As of June 30, 2017, the Company had $50.9 million face value of Convertible Notes and $9.3 million face value of Interest Notes outstanding (the “2018 Notes”). The face value of Convertible Notes included $49.8 million of 11% Senior Secured Convertible Notes due December 31, 2018 (the “2018 Convertible Notes”) and $1.1 million of 5.50% Convertible Notes due June 15, 2022 (the “2022 Convertible Notes”).

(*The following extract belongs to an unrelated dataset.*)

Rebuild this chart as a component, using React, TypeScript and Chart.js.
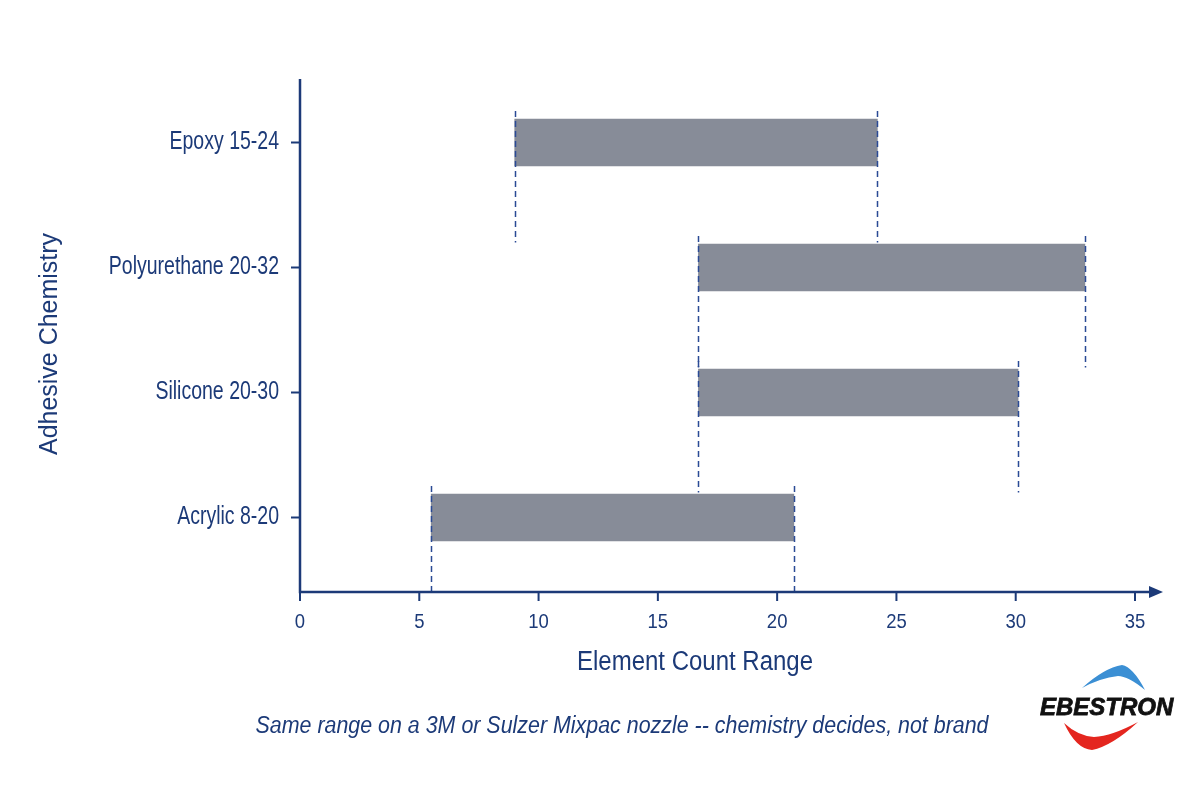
import React, { useEffect, useRef } from "react";
import { Chart, registerables } from "chart.js";

Chart.register(...registerables);

const categories = ["Epoxy 15-24", "Polyurethane 20-32", "Silicone 20-30", "Acrylic 8-20"];
const rangeStart = [9.0, 16.7, 16.7, 5.5];
const rangeEnd = [24.2, 32.9, 30.1, 20.7];
const xTicks = [0, 5, 10, 15, 20, 25, 30, 35];

const NAVY = "#1c3a78";
const BAR = "#878c98";
const SANS = "'Liberation Sans', Arial, sans-serif";

function condText(
  ctx: CanvasRenderingContext2D,
  text: string,
  x: number,
  y: number,
  font: string,
  sx: number,
  align: CanvasTextAlign
) {
  ctx.save();
  ctx.font = font;
  ctx.textAlign = align;
  ctx.textBaseline = "middle";
  ctx.translate(x, y);
  ctx.scale(sx, 1);
  ctx.fillText(text, 0, 0);
  ctx.restore();
}

function fitText(
  ctx: CanvasRenderingContext2D,
  text: string,
  x: number,
  y: number,
  font: string,
  width: number
) {
  ctx.save();
  ctx.font = font;
  const w = ctx.measureText(text).width;
  condText(ctx, text, x, y, font, width / w, "center");
  ctx.restore();
}

const decorPlugin = {
  id: "decor",
  afterDatasetsDraw(chart: any) {
    const { ctx, chartArea, scales } = chart;
    const xs = scales.x;
    const ys = scales.y;
    const axisY = chartArea.bottom + 12;
    const axisX = chartArea.left;
    ctx.save();
    // dashed guide lines at range ends
    ctx.strokeStyle = "#2a4a95";
    ctx.lineWidth = 1.5;
    ctx.setLineDash([6, 4]);
    for (let i = 0; i < categories.length; i++) {
      const cy = ys.getPixelForValue(i);
      const top = cy - 23.5 - 8;
      const bottom = Math.min(cy + 100, axisY);
      [rangeStart[i], rangeEnd[i]].forEach((v) => {
        const px = Math.round(xs.getPixelForValue(v)) + 0.5;
        ctx.beginPath();
        ctx.moveTo(px, top);
        ctx.lineTo(px, bottom);
        ctx.stroke();
      });
    }
    ctx.setLineDash([]);
    // axes
    ctx.strokeStyle = NAVY;
    ctx.fillStyle = NAVY;
    ctx.lineWidth = 2.5;
    ctx.beginPath();
    ctx.moveTo(axisX, chartArea.top - 1);
    ctx.lineTo(axisX, axisY);
    ctx.lineTo(xs.right + 18, axisY);
    ctx.stroke();
    ctx.beginPath();
    ctx.moveTo(xs.right + 28, axisY);
    ctx.lineTo(xs.right + 14, axisY - 6);
    ctx.lineTo(xs.right + 14, axisY + 6);
    ctx.closePath();
    ctx.fill();
    // tick marks + labels
    ctx.lineWidth = 2;
    xTicks.forEach((t) => {
      const px = xs.getPixelForValue(t);
      ctx.beginPath();
      ctx.moveTo(px, axisY);
      ctx.lineTo(px, axisY + 9);
      ctx.stroke();
      condText(ctx, String(t), px, axisY + 30, `21px ${SANS}`, 0.88, "center");
    });
    for (let i = 0; i < categories.length; i++) {
      const cy = ys.getPixelForValue(i);
      ctx.beginPath();
      ctx.moveTo(axisX - 9, cy);
      ctx.lineTo(axisX, cy);
      ctx.stroke();
      condText(ctx, categories[i], axisX - 21, cy, `25px ${SANS}`, 0.78, "right");
    }
    // axis titles
    fitText(ctx, "Element Count Range", 695, 663, `27px ${SANS}`, 236);
    ctx.save();
    ctx.translate(50, 344);
    ctx.rotate(-Math.PI / 2);
    fitText(ctx, "Adhesive Chemistry", 0, 0, `26px ${SANS}`, 222);
    ctx.restore();
    // footer
    fitText(
      ctx,
      "Same range on a 3M or Sulzer Mixpac nozzle -- chemistry decides, not brand",
      622,
      727,
      `italic 23px ${SANS}`,
      733
    );
    // logo
    ctx.fillStyle = "#3b8fd4";
    ctx.beginPath();
    ctx.moveTo(1082, 688);
    ctx.quadraticCurveTo(1104, 668, 1122, 665);
    ctx.quadraticCurveTo(1133, 667, 1145, 690);
    ctx.quadraticCurveTo(1128, 676, 1118, 676);
    ctx.quadraticCurveTo(1100, 678, 1082, 688);
    ctx.fill();
    ctx.fillStyle = "#e4261f";
    ctx.beginPath();
    ctx.moveTo(1064, 723);
    ctx.quadraticCurveTo(1076, 749, 1092, 750);
    ctx.quadraticCurveTo(1112, 746, 1138, 722);
    ctx.quadraticCurveTo(1112, 736, 1094, 737);
    ctx.quadraticCurveTo(1078, 736, 1064, 723);
    ctx.fill();
    ctx.fillStyle = "#111111";
    ctx.font = `bold italic 24px ${SANS}`;
    ctx.textAlign = "left";
    ctx.textBaseline = "alphabetic";
    ctx.lineWidth = 0.8;
    ctx.strokeStyle = "#111111";
    ctx.fillText("EBESTRON", 1040, 715);
    ctx.strokeText("EBESTRON", 1040, 715);
    ctx.restore();
  },
};

export default function App() {
  const ref = useRef<HTMLCanvasElement | null>(null);
  useEffect(() => {
    if (!ref.current) return;
    const chart = new Chart(ref.current, {
      type: "bar",
      data: {
        labels: categories,
        datasets: [
          {
            data: categories.map((_, i) => [rangeStart[i], rangeEnd[i]]) as any,
            backgroundColor: BAR,
            borderWidth: 0,
            barThickness: 47,
          },
        ],
      },
      options: {
        indexAxis: "y",
        animation: false,
        responsive: false,
        layout: { padding: { top: 80, right: 65, bottom: 220, left: 0 } },
        plugins: { legend: { display: false }, tooltip: { enabled: false } },
        scales: {
          x: {
            type: "linear",
            min: 0,
            max: 35,
            grid: { display: false },
            border: { display: false },
            ticks: { display: false },
            afterFit: (s: any) => {
              s.height = 0;
            },
          },
          y: {
            type: "category",
            grid: { display: false },
            border: { display: false },
            ticks: { display: false },
            afterFit: (s: any) => {
              s.width = 300;
            },
          },
        },
      },
      plugins: [decorPlugin],
    });
    return () => chart.destroy();
  }, []);
  return (
    <div style={{ position: "absolute", left: 0, top: 0, width: 1200, height: 800, background: "#fff" }}>
      <canvas ref={ref} width={1200} height={800} />
    </div>
  );
}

In June 2017, the Company gave notice of a partial redemption of its 2018 Notes and in the third quarter of 2017, the Company gave notice that it would redeem all of its remaining 2018 Notes. Of these notes, $36.3 million were settled in cash and the Company paid an additional $6.4 million in premium on redemption and $0.2 million in interest to the redemption date. The remaining $22.8 million 2018 Notes were converted to approximately 7.6 million Class A common shares. As of August 10, 2017, all of the Company’s 2018 Notes had been redeemed for cash or converted to Class A common shares and the Company’s remaining debt consisted of approximately $1.1 million 2022 Convertible Notes which bear interest at a rate of 5.50% per year, payable semiannually in arrears on June 15 and December 15 and, subject to certain conditions, may be redeemed, repurchased or converted into Class A common shares of the Company at a conversion price of $7.54 per common share.
In October 2017, the Company gave notice of a full redemption of its 2022 Convertible Notes. As of October 31, 2017, all of the Company’s remaining 2022 Convertible Notes had been redeemed.